Again: I don’t live in a fancy &c. &c. &c. but my bed isn’t in my kitchen. If I were to ever go completely and utterly mad and decide to pay £2,670 a month as rent, I wouldn’t even put “the bed must not be in the kitchen” on my wishlist of things I’m looking for in a property, because that is such a default expectation for me. Call me a snob if you must! I just don’t want to sleep in the cooking room! That’s for cooking!

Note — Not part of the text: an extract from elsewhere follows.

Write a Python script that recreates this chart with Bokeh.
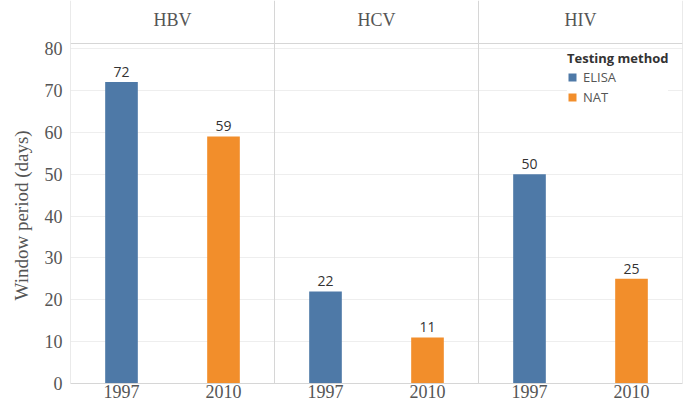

Then I guess we should whizz through the rest of the bits: The TV is mounted on the only wall it can’t be seen from – you could sit on the sofa and sort of look sideways at it, or you could lean on your kitchen counter and look up at it, but neither are ideal (I know I go on about TV placement a lot but it seems to be an emerging trend among London landlords to install screens that nobody really wants there in absolutely impossible places). There is a classic example of “inexplicable extra furniture” in the shape of a fold-out chair, and your laundry airer is quite cleverly stored on the back of the bathroom door, though I cannot figure out where you are supposed to wash said laundry in the first place – the flat description says there is a washing machine, but I cannot see one in any of the photos.

Bathroom door showing airer in studio to rent in Bayswater, London

Photo: Zoopla

The only spare electrical socket seems to be installed halfway up a wall, the bathroom sink is built into the back of the toilet cistern (I don’t live in a fancy &c. &c. &c. but my toilet and my bathroom sink are separate installations. Again: if I’m paying £2,670 per month in rent, I’m not writing down “I want my toilet and my bathroom sink to be separate objects” in the initial e-mail to the estate agent, because that really should be a fucking given), and – vitally – it does not seem like anybody has ever lived here, ever.

I often find that the most haunting thing about these rental properties: They have been developed, at cost, on the great assumption that someone will want to live there, and the price at the end has been totted up based mainly on how much the property cost to acquire and how much the building costs were to cover and how best to pay that investment off in the fastest time possible. To look at this flat is to see absolutely zero human thought into it at all: just robotic profit and loss column penny-counting.

How can any mammal with a beating heart walk into this slender little flip-down sofa room and go: “Yeah, seems good actually, and nice. Two grand? Two-and-a-half grand?” Still, Happy New Year. More of this. Much much more of this.